TO BE DONE
Each line from the top of the listing through the one holding "from matplotlib.ticker import" should be restated word for word, with nothing added and no pictures.
━━━━━━━━
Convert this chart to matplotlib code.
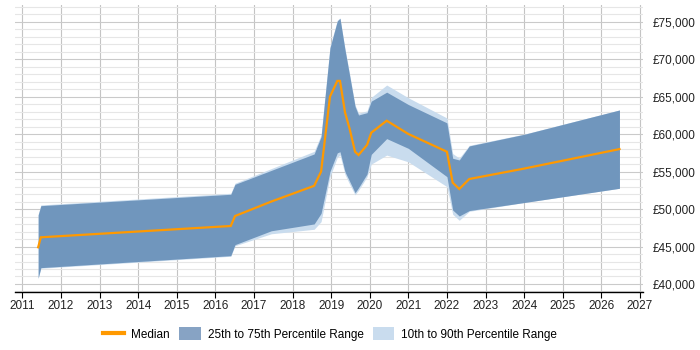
import matplotlib
matplotlib.use("Agg")
import matplotlib.pyplot as plt
from matplotlib.lines import Line2D
from matplotlib.patches import Patch
from matplotlib.ticker import MultipleLocator, FuncFormatter

# ---- data ----
dates = [2011.41, 2011.48, 2016.40, 2016.51, 2017.45, 2018.56, 2018.74, 2018.97,
         2019.16, 2019.23, 2019.36, 2019.48, 2019.62, 2019.71, 2019.93, 2020.04,
         2020.44, 2021.00, 2022.00, 2022.15, 2022.32, 2022.58, 2024.00, 2026.47]
median = [44900, 46230, 47740, 49070, 51000, 53100, 55000, 65000,
          67100, 67100, 62900, 60700, 57650, 57210, 58550, 60190,
          61790, 60020, 57650, 53520, 52680, 54010, 55400, 58000]
p25 = [40800, 42180, 43780, 45250, 47100, 48010, 49430, 55000,
       57500, 57650, 54970, 53700, 52180, 52840, 54680, 57300,
       59400, 58100, 54320, 49870, 49070, 49800, 50870, 52770]
p75 = [49210, 50450, 51970, 53300, 55160, 57350, 59660, 71500,
       75100, 75450, 71230, 67800, 63700, 62550, 62860, 64400,
       65600, 63950, 61500, 56770, 56550, 58420, 59970, 63220]
p10 = [40700, 42100, 43700, 45100, 46700, 47300, 48320, 54300,
       56900, 57200, 54600, 53300, 51900, 52500, 54300, 56000,
       57200, 56300, 52990, 49300, 48500, 49700, 50870, 52770]
p90 = [49300, 50550, 52100, 53450, 55400, 57700, 59900, 71700,
       75200, 75500, 71400, 68000, 63900, 62800, 63100, 64900,
       66550, 64850, 62150, 57400, 56800, 58500, 60000, 63220]
year_ticks = list(range(2011, 2028))
y_ticks = [40000, 45000, 50000, 55000, 60000, 65000, 70000, 75000]

# ---- styling ----
C_DARK = "#7096bd"
C_LIGHT = "#c9dcee"
C_MED = "#ff9900"
plt.rcParams["font.family"] = ["Liberation Sans", "DejaVu Sans"]

fig = plt.figure(figsize=(7, 3.5), dpi=100)
ax = fig.add_axes([15 / 700, 1 - 292 / 350, (643 - 15) / 700, (292 - 5) / 350])

ax.fill_between(dates, p10, p90, color=C_LIGHT, lw=0, zorder=2)
ax.fill_between(dates, p25, p75, color=C_DARK, lw=0, zorder=3)
ax.plot(dates, median, color=C_MED, lw=1.6, zorder=4, solid_joinstyle="miter")

ax.set_xlim(2010.81, 2027.08)
ax.set_ylim(38930, 77230)

ax.set_xticks(year_ticks)
ax.set_xticklabels([str(y) for y in year_ticks])
ax.set_yticks(y_ticks)
ax.yaxis.set_minor_locator(MultipleLocator(1000))
ax.yaxis.set_major_formatter(FuncFormatter(lambda v, p: "£{:,.0f}".format(v)))
ax.yaxis.tick_right()

ax.grid(axis="x", which="major", color="#c4c4c4", lw=0.8, zorder=0)
ax.grid(axis="y", which="major", color="#cacaca", lw=0.8, zorder=0)
ax.grid(axis="y", which="minor", color="#e6e6e6", lw=0.8, zorder=0)

for s in ["top", "right", "left"]:
    ax.spines[s].set_visible(False)
ax.spines["bottom"].set_color("#000000")
ax.spines["bottom"].set_linewidth(1.0)

ax.tick_params(axis="x", which="major", length=4, width=0.8, color="#000000",
               labelsize=8.5, labelcolor="#222222", pad=2)
ax.tick_params(axis="y", which="both", length=0, labelsize=8.5,
               labelcolor="#222222", pad=7)

handles = [Line2D([0], [0], color=C_MED, lw=3),
           Patch(facecolor="#87a3c4", edgecolor="none"),
           Patch(facecolor=C_LIGHT, edgecolor="none")]
labels = ["Median", "25th to 75th Percentile Range", "10th to 90th Percentile Range"]
fig.legend(handles, labels, loc="center", bbox_to_anchor=(330 / 700, 1 - 334 / 350),
           ncol=3, frameon=False, fontsize=8.5, handlelength=1.8, handleheight=1.2,
           columnspacing=0.8, handletextpad=0.6)

fig.savefig("out.png", dpi=100)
━━━━━━━━
OUTPUT BELOW
Convert this chart to matplotlib code.
import matplotlib
matplotlib.use("Agg")
import matplotlib.pyplot as plt
from matplotlib.lines import Line2D
from matplotlib.patches import Patch
from matplotlib.ticker import MultipleLocator, FuncFormatter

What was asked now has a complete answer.